Better tracking of performance
CMS allows you to carry out A/B testing on recruitment ads as well as easy tracking of which ads perform better in different locations. With continued use, this means you can streamline your recruitment process even further. Customisable templates mean that you can upload new ads without copywriting each time.
It can be easier to shortlist with HR software. Keyword matching, scoring and minimum requirements mean that the software can effectively weed out unqualified candidates before you ever see their CV, saving time that you can use to concentrate on creating a better shortlist and talking to candidates.
In today’s economy, businesses are watching every penny. Many of you will know from harsh experience that HR and recruitment often aren’t considered a profit-making part of the business (even though we all know this isn’t the case). If you’re feeling the squeeze in your department, CMS can reduce the overall cost-per-hire, saving money by increasing productivity and reducing manpower required for each hire.
Reduces HR workload
In many industries, recruitment is an everyday process. Turnover and lack of retention can mean that you never get to the end of that constant recruitment pipeline, and that eats into the time you’d prefer to spend on other things. Reducing the time per hire means you can focus on employee engagement and training.
CMS can be an impersonal mode of recruitment. Since most of the sorting work is done by the software and most appointment booking is done by email, it can be tempting to bring candidates to interview without ever speaking directly to them. This can affect the quality of your shortlist, and also the recruitment experience for the candidate.
CMS can cause issues in terms of diversity of recruitment. As the software sorts by keyword or score, there is no personal touch that can ensure a balance of gender, race, ability, sexual orientation and the like. You might find that the original candidate pool was diverse, but the software has unwittingly sorted a shortlist that lacks proper diversity.
Nothing beats experience when it comes to recruitment. Years of training and experience, coupled with an instinct for quality, mean that when you look through applications you can probably make good, snap decisions about your shortlist. If the software is doing this on your behalf, the impersonal nature might mean that you’re losing out on quality candidates for interview.
Possibility for manipulation
Candidates are increasingly shrewd in a competitive marketplace. CMS systems can be “gamed” by candidates who have experience of them, or who have done their homework. Using predictable, high-ranking keywords can get them through the door and into that interview slot regardless of their actual suitability.
All of which means you could be missing out on some of the best candidates out there – they’ll never hear from you because you’ll never see them.
Making the most of HR software
As with most things in the world of recruitment and HR, balance is key. If you decide to use HR software, we’d recommend doing so carefully. Streamline your processes by all means, and follow the candidate journey online – it will increase productivity, and the ability to track is key to shaping recruitment plans and forward planning, particularly for operational departments that rely on you for this.

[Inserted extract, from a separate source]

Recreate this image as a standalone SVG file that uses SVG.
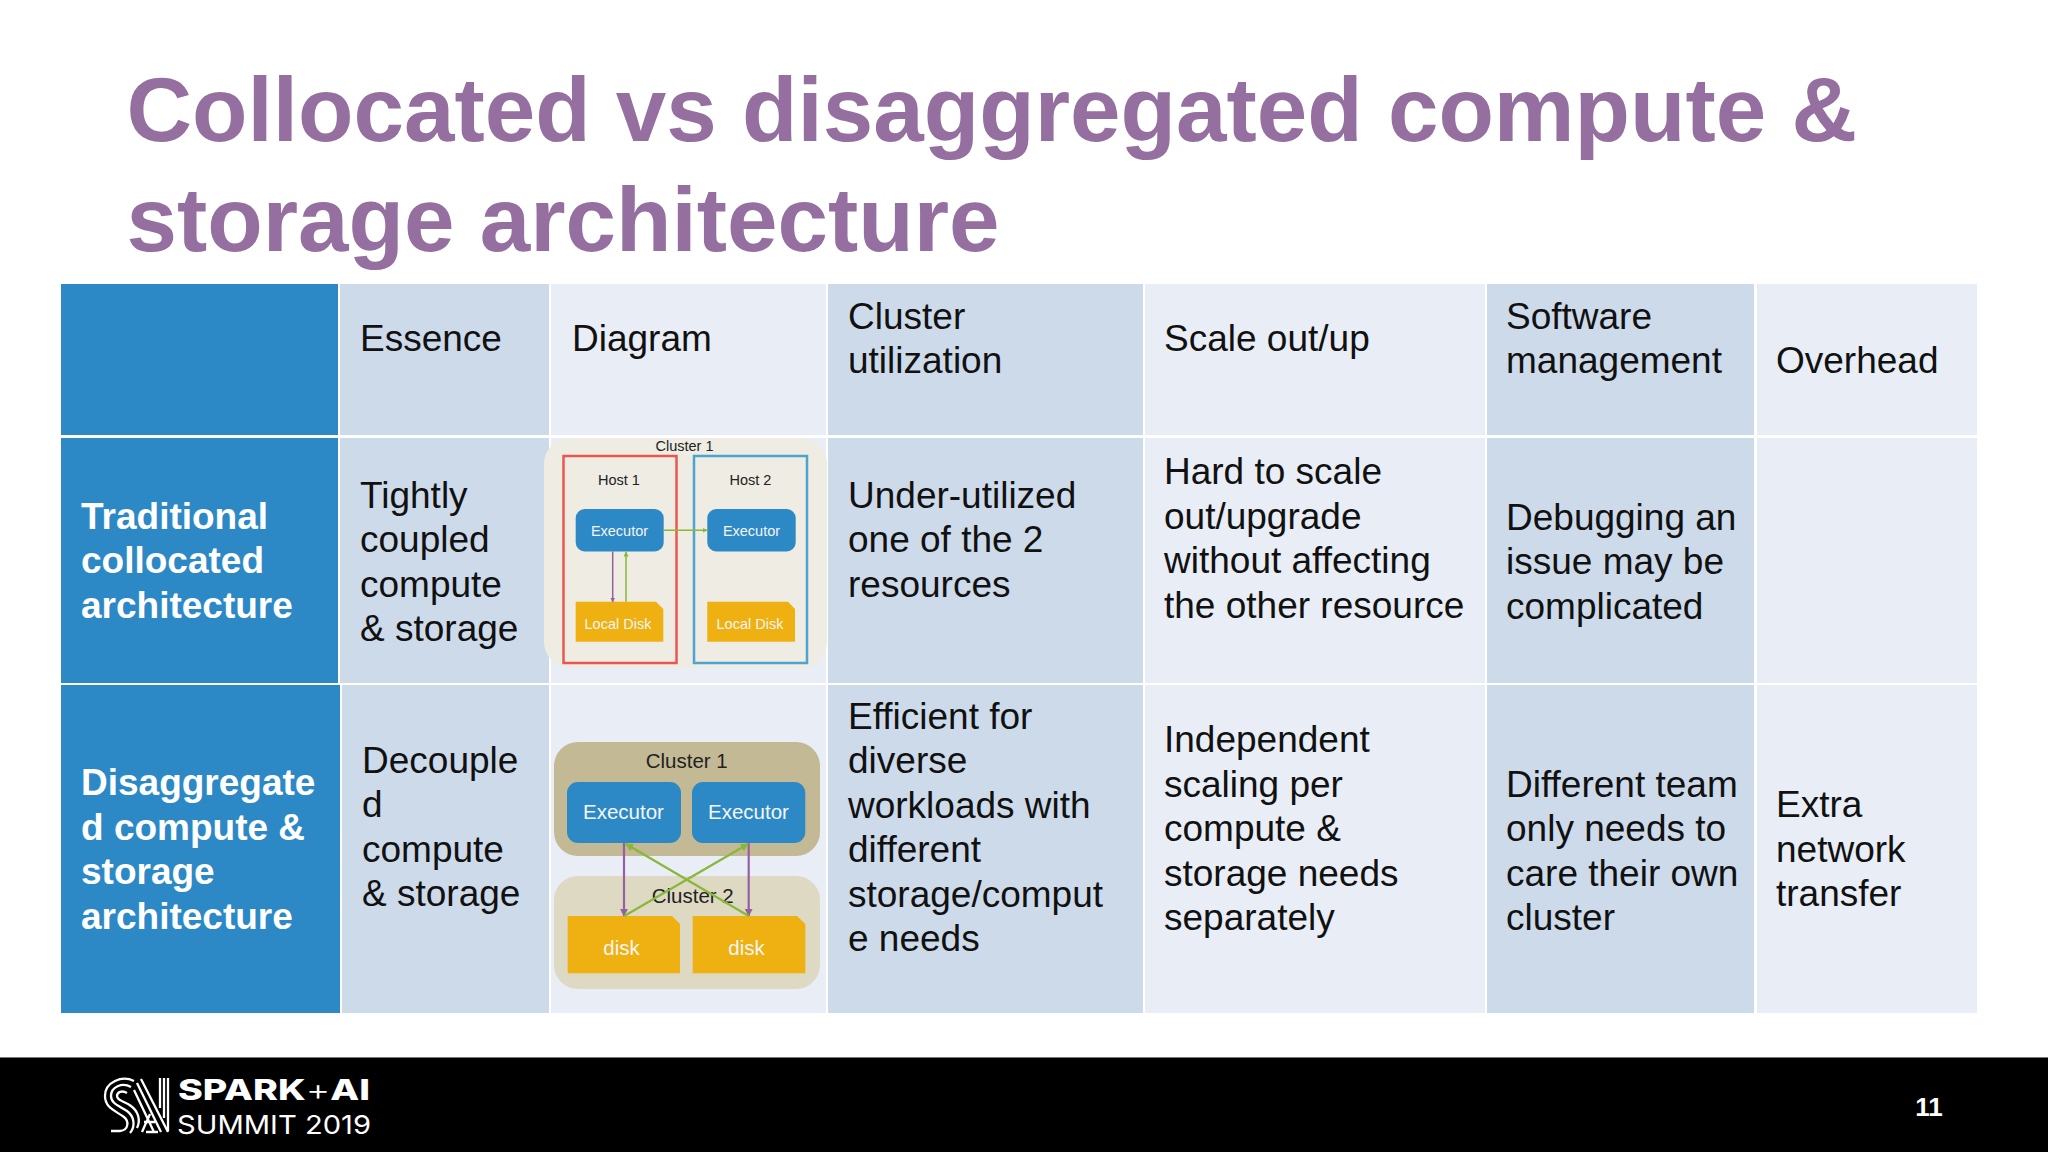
<svg xmlns="http://www.w3.org/2000/svg" width="2048" height="1152" viewBox="0 0 2048 1152">
<style>
text{font-family:"Liberation Sans",Arial,sans-serif}
.t{font-size:37px;fill:#111;transform:translateY(1.3px)}
.h{font-size:37px;font-weight:700;fill:#fff;transform:translateY(1.3px)}
.title{font-size:90.800px;font-weight:700;fill:#956f9f}
.b{fill:#2c89c6}.d{fill:#cddaea}.l{fill:#e8edf6}
.sm{font-size:14.500px;fill:#222;text-anchor:middle}
.smw{font-size:14.500px;fill:#f4f4f4;text-anchor:middle}
.md{font-size:20.500px;fill:#222;text-anchor:middle}
.mdw{font-size:20.500px;fill:#f6f6f6;text-anchor:middle}
.ex{fill:#2c89c6}.dk{fill:#eeb111}
.pu{stroke:#96609f;fill:none}.gr{stroke:#88b83a;fill:none}
.lg{fill:none;stroke:#fff;stroke-width:2.300}
.inter{font-family:Inter,"Liberation Sans",sans-serif;fill:#fff}
</style>
<defs>
<marker id="ap" viewBox="0 0 10 10" refX="9" refY="5" markerWidth="5" markerHeight="5" markerUnits="userSpaceOnUse" orient="auto"><path d="M0 0L10 5L0 10Z" fill="#96609f"/></marker>
<marker id="ag" viewBox="0 0 10 10" refX="9" refY="5" markerWidth="5" markerHeight="5" markerUnits="userSpaceOnUse" orient="auto"><path d="M0 0L10 5L0 10Z" fill="#88b83a"/></marker>
<marker id="ap2" viewBox="0 0 10 10" refX="9" refY="5" markerWidth="8" markerHeight="8" markerUnits="userSpaceOnUse" orient="auto"><path d="M0 0L10 5L0 10Z" fill="#96609f"/></marker>
<marker id="ag2" viewBox="0 0 10 10" refX="9" refY="5" markerWidth="8" markerHeight="8" markerUnits="userSpaceOnUse" orient="auto"><path d="M0 0L10 5L0 10Z" fill="#88b83a"/></marker>
</defs>
<rect width="2048" height="1152" fill="#fff"/>
<g id="title"><text class="title" x="126.500" y="141">Collocated vs disaggregated compute &amp;</text><text class="title" x="126.500" y="251">storage architecture</text></g>
<g id="table-header">
<rect class="b" x="61" y="284" width="277" height="151"/>
<g id="h-essence"><rect class="d" x="340" y="284" width="209" height="151"/><text class="t" x="360" y="350">Essence</text></g>
<g id="h-diagram"><rect class="l" x="551" y="284" width="275" height="151"/><text class="t" x="572" y="350">Diagram</text></g>
<g id="h-util"><rect class="d" x="828" y="284" width="315" height="151"/><text class="t" x="848" y="328">Cluster</text><text class="t" x="848" y="372">utilization</text></g>
<g id="h-scale"><rect class="l" x="1145" y="284" width="340" height="151"/><text class="t" x="1164" y="350">Scale out/up</text></g>
<g id="h-soft"><rect class="d" x="1487" y="284" width="267" height="151"/><text class="t" x="1506" y="328">Software</text><text class="t" x="1506" y="372">management</text></g>
<g id="h-over"><rect class="l" x="1757" y="284" width="220" height="151"/><text class="t" x="1776" y="372">Overhead</text></g>
</g>
<g id="row-traditional">
<g id="r1-name"><rect class="b" x="61" y="438" width="277" height="245"/><text class="h" x="81" y="528">Traditional</text><text class="h" x="81" y="572">collocated</text><text class="h" x="81" y="617">architecture</text></g>
<g id="r1-essence"><rect class="d" x="340" y="438" width="209" height="245"/><text class="t" x="360" y="507">Tightly</text><text class="t" x="360" y="551">coupled</text><text class="t" x="360" y="596">compute</text><text class="t" x="360" y="640">&amp; storage</text></g>
<g id="r1-diagram"><rect class="l" x="551" y="438" width="275" height="245"/></g>
<g id="r1-util"><rect class="d" x="828" y="438" width="315" height="245"/><text class="t" x="848" y="507">Under-utilized</text><text class="t" x="848" y="551">one of the 2</text><text class="t" x="848" y="596">resources</text></g>
<g id="r1-scale"><rect class="l" x="1145" y="438" width="340" height="245"/><text class="t" x="1164" y="483">Hard to scale</text><text class="t" x="1164" y="528">out/upgrade</text><text class="t" x="1164" y="572">without affecting</text><text class="t" x="1164" y="617">the other resource</text></g>
<g id="r1-soft"><rect class="d" x="1487" y="438" width="267" height="245"/><text class="t" x="1506" y="529">Debugging an</text><text class="t" x="1506" y="573">issue may be</text><text class="t" x="1506" y="618">complicated</text></g>
<g id="r1-over"><rect class="l" x="1757" y="438" width="220" height="245"/></g>
</g>
<g id="row-disaggregated">
<g id="r2-name"><rect class="b" x="61" y="685" width="279" height="328"/><text class="h" x="81" y="794">Disaggregate</text><text class="h" x="81" y="839">d compute &amp;</text><text class="h" x="81" y="883">storage</text><text class="h" x="81" y="928">architecture</text></g>
<g id="r2-essence"><rect class="d" x="342" y="685" width="207" height="328"/><text class="t" x="362" y="772">Decouple</text><text class="t" x="362" y="816">d</text><text class="t" x="362" y="861">compute</text><text class="t" x="362" y="905">&amp; storage</text></g>
<g id="r2-diagram"><rect class="l" x="551" y="685" width="275" height="328"/></g>
<g id="r2-util"><rect class="d" x="828" y="685" width="315" height="328"/><text class="t" x="848" y="728">Efficient for</text><text class="t" x="848" y="772">diverse</text><text class="t" x="848" y="817">workloads with</text><text class="t" x="848" y="861">different</text><text class="t" x="848" y="906">storage/comput</text><text class="t" x="848" y="950">e needs</text></g>
<g id="r2-scale"><rect class="l" x="1145" y="685" width="340" height="328"/><text class="t" x="1164" y="751">Independent</text><text class="t" x="1164" y="796">scaling per</text><text class="t" x="1164" y="840">compute &amp;</text><text class="t" x="1164" y="885">storage needs</text><text class="t" x="1164" y="929">separately</text></g>
<g id="r2-soft"><rect class="d" x="1487" y="685" width="267" height="328"/><text class="t" x="1506" y="796">Different team</text><text class="t" x="1506" y="840">only needs to</text><text class="t" x="1506" y="885">care their own</text><text class="t" x="1506" y="929">cluster</text></g>
<g id="r2-over"><rect class="l" x="1757" y="685" width="220" height="328"/><text class="t" x="1776" y="816">Extra</text><text class="t" x="1776" y="861">network</text><text class="t" x="1776" y="905">transfer</text></g>
</g>
<g id="d1-cluster"><rect x="544" y="438" width="283" height="230" rx="26" fill="#eeece3"/><text class="sm" x="684.500" y="451">Cluster 1</text></g>
<g id="d1-host1"><rect x="563.500" y="456" width="113" height="207" fill="none" stroke="#e8584f" stroke-width="2.500"/><text class="sm" x="619" y="484.500">Host 1</text></g>
<g id="d1-host2"><rect x="694" y="456" width="113" height="207" fill="none" stroke="#4ea3d1" stroke-width="2.500"/><text class="sm" x="750.500" y="484.500">Host 2</text></g>
<g id="d1-exec1"><rect class="ex" x="575.700" y="509" width="88" height="42.500" rx="9"/><text class="smw" x="619.500" y="535.500">Executor</text></g>
<g id="d1-exec2"><rect class="ex" x="707.300" y="509" width="88.400" height="42.500" rx="9"/><text class="smw" x="751.500" y="535.500">Executor</text></g>
<g id="d1-disk1"><path class="dk" d="M575.700 601.700H656L663.300 609V641.700H575.700Z"/><text class="smw" x="618" y="629">Local Disk</text></g>
<g id="d1-disk2"><path class="dk" d="M707.300 601.700H788L795 609V641.700H707.300Z"/><text class="smw" x="750" y="629">Local Disk</text></g>
<g id="d2-cluster1"><rect x="554" y="742" width="266" height="114" rx="24" fill="#c3b994"/><text class="md" x="686.700" y="768">Cluster 1</text></g>
<g id="d2-cluster2"><rect x="554" y="876" width="266" height="113" rx="24" fill="#ddd9c3"/><text class="md" x="692.700" y="903">Cluster 2</text></g>
<g id="d2-exec1"><rect class="ex" x="567" y="782" width="114" height="61" rx="11"/><text class="mdw" x="623.500" y="819">Executor</text></g>
<g id="d2-exec2"><rect class="ex" x="692" y="782" width="113.300" height="61" rx="11"/><text class="mdw" x="748.500" y="819">Executor</text></g>
<g id="d2-disk1"><path class="dk" d="M567.700 916H672L680 924V973.300H567.700Z"/><text class="mdw" x="621.500" y="955">disk</text></g>
<g id="d2-disk2"><path class="dk" d="M692.700 916H797L805.300 924V973.300H692.700Z"/><text class="mdw" x="746.500" y="955">disk</text></g>
<g id="connectors">
<path class="gr" stroke-width="1.500" d="M663.700 530.300H707" marker-end="url(#ag)"/>
<path class="pu" stroke-width="1.500" d="M612.700 551.500V602" marker-end="url(#ap)"/>
<path class="gr" stroke-width="1.500" d="M626 601.700V552" marker-end="url(#ag)"/>
<path class="pu" stroke-width="2.200" d="M624 843V916" marker-end="url(#ap2)"/>
<path class="pu" stroke-width="2.200" d="M748.700 843V916" marker-end="url(#ap2)"/>
<path class="gr" stroke-width="2.200" d="M624.300 916L748 844" marker-end="url(#ag2)"/>
<path class="gr" stroke-width="2.200" d="M748.700 916L626 844" marker-end="url(#ag2)"/>
</g>
<g id="footer">
<rect y="1057" width="2048" height="95" fill="#000"/>
<rect y="1057" width="2048" height="1" fill="#777"/>
<g id="logo-mark">
<path class="lg" d="M134 1081C122 1075 105 1082 105 1096C105 1108 116 1111 124 1117C129 1121 129 1130 120 1131H111"/>
<path class="lg" d="M131 1087C122 1082 111 1087 111 1096C111 1104 120 1106 127 1111C134 1116 136 1126 130 1133"/>
<path class="lg" d="M127 1093C122 1090 117 1092 117 1096C117 1101 125 1101 131 1106C138 1111 141 1120 137 1128"/>
<path class="lg" d="M141 1079L168 1132M137 1083L161 1132M134 1090L154 1132M142 1132L150 1114M144 1122H155M146 1132H158"/>
<path class="lg" d="M160 1078V1108M164 1078V1118M168 1078V1131"/>
</g>
<text class="inter" x="178" y="1100" font-size="29" font-weight="800" textLength="192" lengthAdjust="spacingAndGlyphs">SPARK<tspan font-weight="300">+</tspan>AI</text>
<text class="inter" x="177" y="1134" font-size="26" textLength="194" lengthAdjust="spacingAndGlyphs">SUMMIT 2019</text>
<text x="1929" y="1116" font-size="26" font-weight="700" fill="#fff" text-anchor="middle">11</text>
</g>
</svg>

However, we would advise a human element at every step of the process. Check random samples of unselected CVs, gauge the effectiveness of scoring, and compare the output of the software to your own decision-making to ensure that you know it is working as you need it to.
In the end, HR software is like all technology – when used as a tool to supplement existing processes it can be extremely beneficial in saving time and reducing cost, but don’t depend on it to do your work for you.